State lawmakers are considering a bill that, for the first time, would limit a realty firm's ability to represent both a homebuyer and seller in the same transaction.

However, critics of the arrangement, known as dual agency, told the Senate Economic and Environmental Matters Committee last week that the bill does not go far enough to protect consumers. They suggested the committee prohibit dual agency.

TTC Typically, real estate agents represent the person who wants to sell a home, a fact that the General Assembly decided in 1989 must be disclosed to homebuyers.

Under dual agency, agents working for the same real estate firm represent the buyer and seller. It has become an issue as more and more homebuyers seek to hire a broker to represent them during the purchase of a home, and a growing number of firms, which traditionally have marketed homes, are offering their expertise as buyer representatives.

The bill, drafted by a Senate subcommittee that studied the issue, is an attempt to protect both sides from a conflict of interest.

But opponents of dual agency wondered Tuesday if a realty firm that has promised to get the best deal for both the buyer and the seller can fairly represent either one.

"If I represent both parties, how can I give you any advice at the expense of my other client?" said John F. Toner, a Columbia-based real estate broker. "You are essentially giving your agent permission to be disloyal to you."

"If this body was at all interested in consumers, you would do away with" dual agency, said Mike Morin, an agent in Anne Arundel County.

The president of the Maryland Association of Realtors disagreed and urged the panel to send the bill to the full Senate for approval.

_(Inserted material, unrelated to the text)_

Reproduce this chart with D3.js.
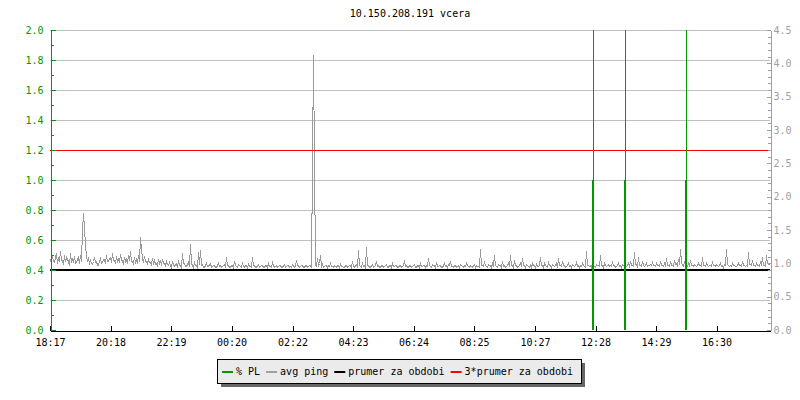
<!doctype html>
<html lang="en">
<head>
<meta charset="utf-8">
<title>10.150.208.191 vcera</title>
<script src="https://cdn.jsdelivr.net/npm/d3@7"></script>
<style>
  body { margin: 0; background: #fff; }
  svg { font-family: "DejaVu Sans Mono", monospace; font-size: 10px; }
  .axis path, .axis line { shape-rendering: crispEdges; }
</style>
</head>
<body>
<svg id="chart" width="800" height="400"></svg>
<script>
// --- data ---
var title = "10.150.208.191 vcera";
// x tick labels and their offsets in minutes from 18:17
var tickLabels = ["18:17","20:18","22:19","00:20","02:22","04:23","06:24","08:25","10:27","12:28","14:29","16:30"];
var tickMinutes = [0, 121, 242, 363, 485, 606, 727, 848, 970, 1091, 1212, 1333];

// packet loss events (minutes from start, % PL)
var plMinutes = [1085, 1149, 1272];
var plValues = [1.0, 1.0, 1.0];

// avg ping (ms), one sample every 2 minutes
var pingStep = 2;
var pingValues = [
  1.06,1.01,1.12,1.04,1.02,1.09,1.15,1.00,1.08,1.03,1.18,1.05,1.05,0.99,1.12,1.03,1.10,1.06,1.04,0.98,
  1.15,1.02,1.07,1.04,1.11,1.00,1.02,1.06,1.09,1.01,1.13,1.03,1.50,1.76,1.55,1.28,1.12,1.04,1.08,1.01,
  1.05,1.00,0.99,1.04,1.10,1.02,1.04,0.98,0.97,1.03,1.08,1.01,1.02,1.06,1.06,1.00,1.12,1.04,1.03,1.08,
  1.09,1.02,1.16,1.05,1.05,1.00,1.11,1.03,1.07,1.02,1.14,1.06,1.03,1.00,1.10,1.04,1.06,1.01,1.13,1.05,
  1.18,1.03,1.04,1.00,1.09,1.02,1.06,1.01,1.12,1.03,1.40,1.22,1.08,1.02,1.11,1.04,1.03,1.00,1.07,1.02,
  1.02,0.99,1.08,1.01,1.05,0.99,1.01,0.98,1.06,1.00,1.03,0.99,1.07,1.00,1.00,0.97,1.04,0.99,0.98,1.02,
  0.98,0.95,1.03,0.97,0.96,0.99,1.01,0.95,1.05,0.98,0.97,0.95,1.15,1.00,1.00,0.96,0.96,0.99,1.02,0.96,
  1.29,1.00,0.98,0.95,1.02,0.97,0.97,0.95,1.17,0.99,1.20,0.97,0.99,0.95,0.95,0.98,1.01,0.96,0.96,0.99,
  1.00,0.95,0.96,0.98,0.98,0.95,0.95,0.97,1.01,0.96,0.97,0.95,0.96,0.98,0.99,0.95,1.10,0.97,0.97,0.95,
  0.95,0.97,0.98,0.95,1.04,0.97,0.96,0.95,0.99,0.97,0.96,0.95,1.00,0.96,0.95,0.98,0.97,0.95,0.99,0.96,
  0.96,0.95,1.09,0.97,0.97,0.95,0.95,0.98,0.99,0.95,0.96,0.97,0.98,0.95,0.95,0.97,0.97,0.95,1.00,0.96,
  0.96,0.95,1.02,0.97,0.95,0.96,0.98,0.95,0.96,0.97,0.97,0.95,0.95,0.98,0.99,0.95,0.96,0.97,0.98,0.95,
  0.96,0.95,0.99,0.97,0.95,0.96,1.05,0.97,0.97,0.95,0.96,0.98,0.98,0.95,0.95,0.97,0.97,0.95,0.96,0.98,
  0.98,0.95,2.52,4.12,2.52,0.97,0.96,1.08,0.97,1.00,1.13,0.96,0.99,0.95,0.96,0.97,0.98,0.95,0.97,0.96,
  1.00,0.96,0.96,0.95,0.98,0.96,0.95,0.97,0.97,0.95,0.99,0.96,0.96,0.95,0.95,0.97,0.98,0.95,0.96,0.97,
  0.97,0.95,1.03,0.96,0.95,0.98,0.99,0.95,1.20,0.97,0.96,0.95,1.00,0.96,0.98,0.95,1.25,0.98,0.97,0.95,
  0.95,0.97,0.99,0.95,0.96,0.98,1.03,0.96,0.97,0.95,0.95,0.98,0.98,0.95,0.96,0.97,0.99,0.95,0.95,0.97,
  0.97,0.95,1.00,0.96,0.96,0.97,0.98,0.95,0.95,0.97,0.97,0.95,0.96,0.98,1.05,0.96,0.97,0.95,0.95,0.98,
  0.98,0.95,0.96,0.97,0.99,0.95,0.95,0.98,0.97,0.95,1.00,0.96,0.96,0.97,0.98,0.95,0.97,0.96,1.08,0.97,
  0.96,0.95,0.99,0.97,0.97,0.95,1.02,0.96,0.96,0.98,0.98,0.95,0.95,0.97,1.00,0.96,0.97,0.95,0.99,0.97,
  1.03,0.96,0.96,0.95,0.98,0.97,0.95,0.96,0.97,0.95,0.99,0.97,0.96,0.95,0.98,0.96,1.00,0.97,0.96,0.95,
  0.97,0.96,0.95,0.98,0.99,0.95,0.97,0.96,0.96,0.95,1.21,0.98,0.98,0.96,1.02,0.97,0.96,0.95,0.99,0.97,
  0.97,0.95,1.00,0.97,1.12,0.98,0.96,0.95,0.99,0.97,0.97,0.95,1.03,0.96,0.98,0.95,0.96,0.97,1.01,0.96,
  1.12,0.98,0.97,0.95,1.05,0.97,0.98,0.95,0.96,0.98,1.00,0.96,1.08,0.97,0.97,0.95,0.99,0.97,0.96,0.95,
  0.98,0.95,1.01,0.97,0.97,0.95,0.99,0.96,0.96,0.98,1.09,0.97,0.98,0.95,1.00,0.97,0.96,0.95,1.02,0.97,
  0.97,0.95,0.99,0.97,0.96,0.98,1.00,0.95,1.08,0.97,0.97,0.96,1.03,0.97,0.98,0.95,0.96,0.98,1.00,0.96,
  0.97,0.95,0.99,0.97,0.96,0.98,1.02,0.96,0.98,0.95,0.97,0.96,1.00,0.97,0.96,0.95,1.18,0.98,0.98,0.96,
  0.97,0.95,1.01,0.97,0.96,0.95,0.99,0.97,0.98,0.96,1.12,0.98,0.97,0.95,1.00,0.97,0.96,0.98,0.99,0.96,
  0.97,0.96,1.02,0.97,0.98,0.95,0.96,0.98,1.00,0.96,0.97,0.95,0.99,0.97,0.98,0.96,0.96,0.97,1.01,0.96,
  1.04,0.97,0.97,0.96,1.17,0.99,0.99,0.96,1.10,0.98,0.98,0.96,1.03,0.97,0.96,0.98,1.00,0.96,0.98,0.97,
  0.99,0.97,1.02,0.98,0.97,0.96,1.00,0.97,0.98,0.96,1.04,0.98,0.97,0.96,1.01,0.98,1.08,0.97,0.98,0.96,
  1.03,0.98,0.97,0.96,1.05,0.99,1.00,0.97,1.06,0.99,1.21,1.02,0.98,0.96,1.04,0.98,0.97,0.96,1.00,0.97,
  1.05,0.98,0.97,0.96,0.99,0.97,0.96,0.98,1.01,0.97,0.98,0.96,1.10,0.98,0.97,0.96,1.00,0.97,0.96,0.98,
  0.98,0.96,1.02,0.97,0.97,0.96,0.99,0.97,0.96,0.98,1.00,0.96,0.97,0.95,0.99,0.97,1.21,0.99,0.98,0.96,
  0.97,0.96,1.01,0.97,0.98,0.96,0.96,0.98,1.00,0.97,0.97,0.96,1.03,0.98,0.98,0.96,0.97,0.96,1.17,0.99,
  0.99,0.97,1.05,0.98,0.97,0.96,1.00,0.97,0.98,0.96,1.02,0.97,1.10,0.98,0.98,0.96,1.13,1.00,1.00,0.97
];
// period average of ping (ms)
var avgPing = 0.9;

var legendLabels = ["% PL", "avg ping", "prumer za obdobi", "3*prumer za obdobi"];
var legendColors = ["#009900", "#a0a0a0", "#000000", "#ff0000"];

// --- layout ---
var plotL = 50, plotR = 770, plotT = 30, plotB = 330;
var green = "#009900", grey = "#999999", gridColor = "#c0c0c0";

var svg = d3.select("#chart");

var x = d3.scaleLinear().domain([0, 1440]).range([plotL, plotR]);
var yL = d3.scaleLinear().domain([0, 2]).range([plotB, plotT]);
var yR = d3.scaleLinear().domain([0, 4.5]).range([plotB, plotT]);

// title
svg.append("text").attr("x", (plotL + plotR) / 2).attr("y", 17)
  .attr("text-anchor", "middle").attr("fill", "#000").text(title);

// grid
var majorL = d3.range(0, 21, 2).map(function(d) { return d / 10; });
svg.append("g").selectAll("line").data(majorL.filter(function(d) { return d > 0; }))
  .enter().append("line")
  .attr("x1", plotL).attr("x2", plotR)
  .attr("y1", function(d) { return Math.round(yL(d)) + 0.5; })
  .attr("y2", function(d) { return Math.round(yL(d)) + 0.5; })
  .attr("stroke", gridColor);

// avg ping line (right axis), drawn aliased like the original
var line = d3.line()
  .x(function(d, i) { return Math.round(x(i * pingStep)) + 0.5; })
  .y(function(d) { return Math.round(yR(d)) + 0.5; });
svg.append("path").datum(pingValues)
  .attr("d", line).attr("fill", "none")
  .attr("stroke", grey).attr("stroke-width", 1)
  .style("shape-rendering", "crispEdges");

// mean and 3*mean
svg.append("line").attr("x1", plotL).attr("x2", plotR)
  .attr("y1", yR(avgPing)).attr("y2", yR(avgPing))
  .attr("stroke", "#000").attr("stroke-width", 2);
svg.append("line").attr("x1", plotL).attr("x2", plotR)
  .attr("y1", Math.round(yR(avgPing * 3)) + 0.5).attr("y2", Math.round(yR(avgPing * 3)) + 0.5)
  .attr("stroke", "#ff0000").attr("stroke-width", 1);

// packet loss
var pl = svg.append("g");
plMinutes.forEach(function(m, i) {
  var px = Math.round(x(m));
  pl.append("line").attr("x1", px + 0.5).attr("x2", px + 0.5)
    .attr("y1", plotT).attr("y2", yL(plValues[i]))
    .attr("stroke", green).attr("stroke-width", 1);
  pl.append("line").attr("x1", px).attr("x2", px)
    .attr("y1", yL(plValues[i])).attr("y2", plotB)
    .attr("stroke", green).attr("stroke-width", 2);
});

// left axis
var minorL = d3.range(0, 21).map(function(d) { return d / 10; });
var gl = svg.append("g").attr("class", "axis").attr("transform", "translate(" + (plotL + 0.5) + ",0)");
gl.call(d3.axisLeft(yL).tickValues(minorL).tickFormat("").tickSizeInner(-3).tickSizeOuter(0));
gl.append("g").call(d3.axisLeft(yL).tickValues(majorL).tickFormat(d3.format(".1f")).tickSizeInner(-5).tickSizeOuter(0).tickPadding(7));
gl.selectAll("path, line").attr("stroke", green);
gl.selectAll("text").attr("fill", green).style("font-size", "10px").style("font-family", "DejaVu Sans Mono, monospace");

// right axis
var minorR = d3.range(0, 46).map(function(d) { return d / 10; });
var majorR = d3.range(0, 10).map(function(d) { return d / 2; });
var gr = svg.append("g").attr("class", "axis").attr("transform", "translate(" + (plotR + 0.5) + ",0)");
gr.call(d3.axisRight(yR).tickValues(minorR).tickFormat("").tickSizeInner(-3).tickSizeOuter(0));
gr.append("g").call(d3.axisRight(yR).tickValues(majorR).tickFormat(d3.format(".1f")).tickSizeInner(-4).tickSizeOuter(0).tickPadding(3));
gr.selectAll("path, line").attr("stroke", "#a0a0a0");
gr.selectAll("text").attr("fill", "#a0a0a0").style("font-size", "10px").style("font-family", "DejaVu Sans Mono, monospace");

// bottom axis
var gb = svg.append("g").attr("class", "axis").attr("transform", "translate(0," + (plotB + 0.5) + ")");
gb.call(d3.axisBottom(x).tickValues(tickMinutes)
  .tickFormat(function(d, i) { return tickLabels[i]; })
  .tickSizeInner(-5).tickSizeOuter(0).tickPadding(8));
gb.selectAll("path, line").attr("stroke", "#000");
gb.selectAll("text").attr("fill", "#000").style("font-size", "10px").style("font-family", "DejaVu Sans Mono, monospace");

// legend
var lx = 217, ly = 359, lw = 364, lh = 24;
svg.append("rect").attr("x", lx + 4).attr("y", ly + 4).attr("width", lw).attr("height", lh).attr("fill", "#666");
svg.append("rect").attr("x", lx + 0.5).attr("y", ly + 0.5).attr("width", lw).attr("height", lh)
  .attr("fill", "#ebebeb").attr("stroke", "#000");
var cx = 222;
legendLabels.forEach(function(lbl, i) {
  svg.append("rect").attr("x", cx).attr("y", 371).attr("width", 11).attr("height", 2).attr("fill", legendColors[i]);
  var t = svg.append("text").attr("x", cx + 14).attr("y", 375).attr("fill", "#000").text(lbl);
  cx += 14 + t.node().getComputedTextLength() + 6;
});
</script>
</body>
</html>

"This should be a no-brainer," said Arthur E. Davis III, a Baltimore broker. "There is nothing inherently evil in this bill."

For the first time, Mr. Davis said, the bill will define the role of buyer representatives and dual agency, both relatively new to Maryland.

The bill would require a realty firm to alert both the buyer and the seller to the potential conflict. Both would have to agree in writing to the arrangement. If either does not want to proceed under those terms, they could hire an independent representative.

The bill also would require a realty firm to assign a different salesperson to represent each consumer. That agent would be prohibited from sharing his client's confidential information with his colleague.

The bill would prohibit a single agent from representing both sides in a transaction, a rule that some criticized as unfair to small firms.